>> BEGIN PROVIDED MATERIAL

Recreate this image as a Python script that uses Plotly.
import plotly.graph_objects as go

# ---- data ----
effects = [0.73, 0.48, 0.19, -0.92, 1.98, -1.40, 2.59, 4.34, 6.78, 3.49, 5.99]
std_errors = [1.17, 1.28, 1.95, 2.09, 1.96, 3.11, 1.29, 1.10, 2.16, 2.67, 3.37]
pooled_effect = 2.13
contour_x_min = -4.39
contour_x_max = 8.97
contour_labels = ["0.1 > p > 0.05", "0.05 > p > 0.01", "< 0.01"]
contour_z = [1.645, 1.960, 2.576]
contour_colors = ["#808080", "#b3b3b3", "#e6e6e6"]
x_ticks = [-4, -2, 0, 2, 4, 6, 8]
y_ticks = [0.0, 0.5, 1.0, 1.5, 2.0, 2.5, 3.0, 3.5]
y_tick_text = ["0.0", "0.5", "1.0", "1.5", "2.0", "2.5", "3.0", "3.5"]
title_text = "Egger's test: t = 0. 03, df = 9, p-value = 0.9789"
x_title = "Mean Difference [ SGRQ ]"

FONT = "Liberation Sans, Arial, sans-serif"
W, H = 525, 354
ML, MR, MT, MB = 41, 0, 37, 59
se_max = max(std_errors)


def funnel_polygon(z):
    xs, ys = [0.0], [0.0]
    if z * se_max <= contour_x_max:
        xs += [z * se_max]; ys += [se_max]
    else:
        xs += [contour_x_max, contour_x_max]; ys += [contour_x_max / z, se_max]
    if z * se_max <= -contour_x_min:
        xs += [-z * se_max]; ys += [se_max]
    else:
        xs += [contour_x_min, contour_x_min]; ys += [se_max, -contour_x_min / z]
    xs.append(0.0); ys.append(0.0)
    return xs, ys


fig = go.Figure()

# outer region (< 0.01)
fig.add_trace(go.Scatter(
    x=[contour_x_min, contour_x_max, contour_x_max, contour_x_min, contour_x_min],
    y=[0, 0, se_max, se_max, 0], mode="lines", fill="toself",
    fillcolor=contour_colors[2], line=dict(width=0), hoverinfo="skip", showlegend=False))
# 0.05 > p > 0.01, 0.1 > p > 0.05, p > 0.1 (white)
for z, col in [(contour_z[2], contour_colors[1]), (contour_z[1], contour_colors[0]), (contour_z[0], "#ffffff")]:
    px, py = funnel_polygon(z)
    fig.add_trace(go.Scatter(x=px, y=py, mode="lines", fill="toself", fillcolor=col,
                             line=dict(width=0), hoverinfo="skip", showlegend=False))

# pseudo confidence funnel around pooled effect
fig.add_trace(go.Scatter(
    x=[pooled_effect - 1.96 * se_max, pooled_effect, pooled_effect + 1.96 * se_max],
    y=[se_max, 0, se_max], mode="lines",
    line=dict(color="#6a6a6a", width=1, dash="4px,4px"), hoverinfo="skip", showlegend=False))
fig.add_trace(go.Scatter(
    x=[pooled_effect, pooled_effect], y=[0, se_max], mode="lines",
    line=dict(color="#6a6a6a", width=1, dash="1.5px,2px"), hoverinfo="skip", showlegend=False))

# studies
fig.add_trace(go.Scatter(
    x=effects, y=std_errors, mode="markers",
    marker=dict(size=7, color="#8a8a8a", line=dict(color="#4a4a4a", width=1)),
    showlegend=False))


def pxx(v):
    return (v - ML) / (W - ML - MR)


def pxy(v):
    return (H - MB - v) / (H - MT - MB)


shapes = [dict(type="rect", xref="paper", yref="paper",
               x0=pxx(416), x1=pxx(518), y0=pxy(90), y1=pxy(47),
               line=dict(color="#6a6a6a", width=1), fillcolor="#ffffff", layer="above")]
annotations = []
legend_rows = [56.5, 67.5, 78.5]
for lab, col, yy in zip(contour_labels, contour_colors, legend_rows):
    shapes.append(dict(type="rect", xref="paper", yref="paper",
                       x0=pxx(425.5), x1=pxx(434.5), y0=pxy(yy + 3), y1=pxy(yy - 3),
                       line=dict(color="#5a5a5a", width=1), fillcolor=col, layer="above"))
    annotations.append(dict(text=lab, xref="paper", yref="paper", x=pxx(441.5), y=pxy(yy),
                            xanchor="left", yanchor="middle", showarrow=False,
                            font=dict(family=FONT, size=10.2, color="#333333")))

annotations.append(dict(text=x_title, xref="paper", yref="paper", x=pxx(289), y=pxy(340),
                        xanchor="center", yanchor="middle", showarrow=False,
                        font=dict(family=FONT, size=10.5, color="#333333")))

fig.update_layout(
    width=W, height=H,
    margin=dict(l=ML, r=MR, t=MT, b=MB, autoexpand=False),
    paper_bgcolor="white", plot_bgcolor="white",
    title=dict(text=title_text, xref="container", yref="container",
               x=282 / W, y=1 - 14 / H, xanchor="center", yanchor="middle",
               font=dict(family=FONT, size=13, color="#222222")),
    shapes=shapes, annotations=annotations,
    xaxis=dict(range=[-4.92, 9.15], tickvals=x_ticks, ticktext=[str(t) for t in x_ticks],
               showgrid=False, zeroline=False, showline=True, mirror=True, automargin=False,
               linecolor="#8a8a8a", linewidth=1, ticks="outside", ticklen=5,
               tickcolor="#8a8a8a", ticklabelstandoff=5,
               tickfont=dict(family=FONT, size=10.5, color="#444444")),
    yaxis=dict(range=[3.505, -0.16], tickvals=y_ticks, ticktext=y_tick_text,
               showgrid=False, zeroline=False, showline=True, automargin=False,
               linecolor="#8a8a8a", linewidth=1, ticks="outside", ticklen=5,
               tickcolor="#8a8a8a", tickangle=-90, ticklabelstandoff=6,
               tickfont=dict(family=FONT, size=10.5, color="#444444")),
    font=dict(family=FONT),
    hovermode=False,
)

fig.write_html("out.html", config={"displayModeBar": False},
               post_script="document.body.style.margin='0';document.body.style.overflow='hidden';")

>> END PROVIDED MATERIAL

_WHAT IS ASKED_
Copy out the full listing exactly.

_COMPLETE OUTPUT_
Recreate this image as a Python script that uses Plotly.
import plotly.graph_objects as go

# ---- data ----
effects = [0.73, 0.48, 0.19, -0.92, 1.98, -1.40, 2.59, 4.34, 6.78, 3.49, 5.99]
std_errors = [1.17, 1.28, 1.95, 2.09, 1.96, 3.11, 1.29, 1.10, 2.16, 2.67, 3.37]
pooled_effect = 2.13
contour_x_min = -4.39
contour_x_max = 8.97
contour_labels = ["0.1 > p > 0.05", "0.05 > p > 0.01", "< 0.01"]
contour_z = [1.645, 1.960, 2.576]
contour_colors = ["#808080", "#b3b3b3", "#e6e6e6"]
x_ticks = [-4, -2, 0, 2, 4, 6, 8]
y_ticks = [0.0, 0.5, 1.0, 1.5, 2.0, 2.5, 3.0, 3.5]
y_tick_text = ["0.0", "0.5", "1.0", "1.5", "2.0", "2.5", "3.0", "3.5"]
title_text = "Egger's test: t = 0. 03, df = 9, p-value = 0.9789"
x_title = "Mean Difference [ SGRQ ]"

FONT = "Liberation Sans, Arial, sans-serif"
W, H = 525, 354
ML, MR, MT, MB = 41, 0, 37, 59
se_max = max(std_errors)


def funnel_polygon(z):
    xs, ys = [0.0], [0.0]
    if z * se_max <= contour_x_max:
        xs += [z * se_max]; ys += [se_max]
    else:
        xs += [contour_x_max, contour_x_max]; ys += [contour_x_max / z, se_max]
    if z * se_max <= -contour_x_min:
        xs += [-z * se_max]; ys += [se_max]
    else:
        xs += [contour_x_min, contour_x_min]; ys += [se_max, -contour_x_min / z]
    xs.append(0.0); ys.append(0.0)
    return xs, ys


fig = go.Figure()

# outer region (< 0.01)
fig.add_trace(go.Scatter(
    x=[contour_x_min, contour_x_max, contour_x_max, contour_x_min, contour_x_min],
    y=[0, 0, se_max, se_max, 0], mode="lines", fill="toself",
    fillcolor=contour_colors[2], line=dict(width=0), hoverinfo="skip", showlegend=False))
# 0.05 > p > 0.01, 0.1 > p > 0.05, p > 0.1 (white)
for z, col in [(contour_z[2], contour_colors[1]), (contour_z[1], contour_colors[0]), (contour_z[0], "#ffffff")]:
    px, py = funnel_polygon(z)
    fig.add_trace(go.Scatter(x=px, y=py, mode="lines", fill="toself", fillcolor=col,
                             line=dict(width=0), hoverinfo="skip", showlegend=False))

# pseudo confidence funnel around pooled effect
fig.add_trace(go.Scatter(
    x=[pooled_effect - 1.96 * se_max, pooled_effect, pooled_effect + 1.96 * se_max],
    y=[se_max, 0, se_max], mode="lines",
    line=dict(color="#6a6a6a", width=1, dash="4px,4px"), hoverinfo="skip", showlegend=False))
fig.add_trace(go.Scatter(
    x=[pooled_effect, pooled_effect], y=[0, se_max], mode="lines",
    line=dict(color="#6a6a6a", width=1, dash="1.5px,2px"), hoverinfo="skip", showlegend=False))

# studies
fig.add_trace(go.Scatter(
    x=effects, y=std_errors, mode="markers",
    marker=dict(size=7, color="#8a8a8a", line=dict(color="#4a4a4a", width=1)),
    showlegend=False))


def pxx(v):
    return (v - ML) / (W - ML - MR)


def pxy(v):
    return (H - MB - v) / (H - MT - MB)


shapes = [dict(type="rect", xref="paper", yref="paper",
               x0=pxx(416), x1=pxx(518), y0=pxy(90), y1=pxy(47),
               line=dict(color="#6a6a6a", width=1), fillcolor="#ffffff", layer="above")]
annotations = []
legend_rows = [56.5, 67.5, 78.5]
for lab, col, yy in zip(contour_labels, contour_colors, legend_rows):
    shapes.append(dict(type="rect", xref="paper", yref="paper",
                       x0=pxx(425.5), x1=pxx(434.5), y0=pxy(yy + 3), y1=pxy(yy - 3),
                       line=dict(color="#5a5a5a", width=1), fillcolor=col, layer="above"))
    annotations.append(dict(text=lab, xref="paper", yref="paper", x=pxx(441.5), y=pxy(yy),
                            xanchor="left", yanchor="middle", showarrow=False,
                            font=dict(family=FONT, size=10.2, color="#333333")))

annotations.append(dict(text=x_title, xref="paper", yref="paper", x=pxx(289), y=pxy(340),
                        xanchor="center", yanchor="middle", showarrow=False,
                        font=dict(family=FONT, size=10.5, color="#333333")))

fig.update_layout(
    width=W, height=H,
    margin=dict(l=ML, r=MR, t=MT, b=MB, autoexpand=False),
    paper_bgcolor="white", plot_bgcolor="white",
    title=dict(text=title_text, xref="container", yref="container",
               x=282 / W, y=1 - 14 / H, xanchor="center", yanchor="middle",
               font=dict(family=FONT, size=13, color="#222222")),
    shapes=shapes, annotations=annotations,
    xaxis=dict(range=[-4.92, 9.15], tickvals=x_ticks, ticktext=[str(t) for t in x_ticks],
               showgrid=False, zeroline=False, showline=True, mirror=True, automargin=False,
               linecolor="#8a8a8a", linewidth=1, ticks="outside", ticklen=5,
               tickcolor="#8a8a8a", ticklabelstandoff=5,
               tickfont=dict(family=FONT, size=10.5, color="#444444")),
    yaxis=dict(range=[3.505, -0.16], tickvals=y_ticks, ticktext=y_tick_text,
               showgrid=False, zeroline=False, showline=True, automargin=False,
               linecolor="#8a8a8a", linewidth=1, ticks="outside", ticklen=5,
               tickcolor="#8a8a8a", tickangle=-90, ticklabelstandoff=6,
               tickfont=dict(family=FONT, size=10.5, color="#444444")),
    font=dict(family=FONT),
    hovermode=False,
)

fig.write_html("out.html", config={"displayModeBar": False},
               post_script="document.body.style.margin='0';document.body.style.overflow='hidden';")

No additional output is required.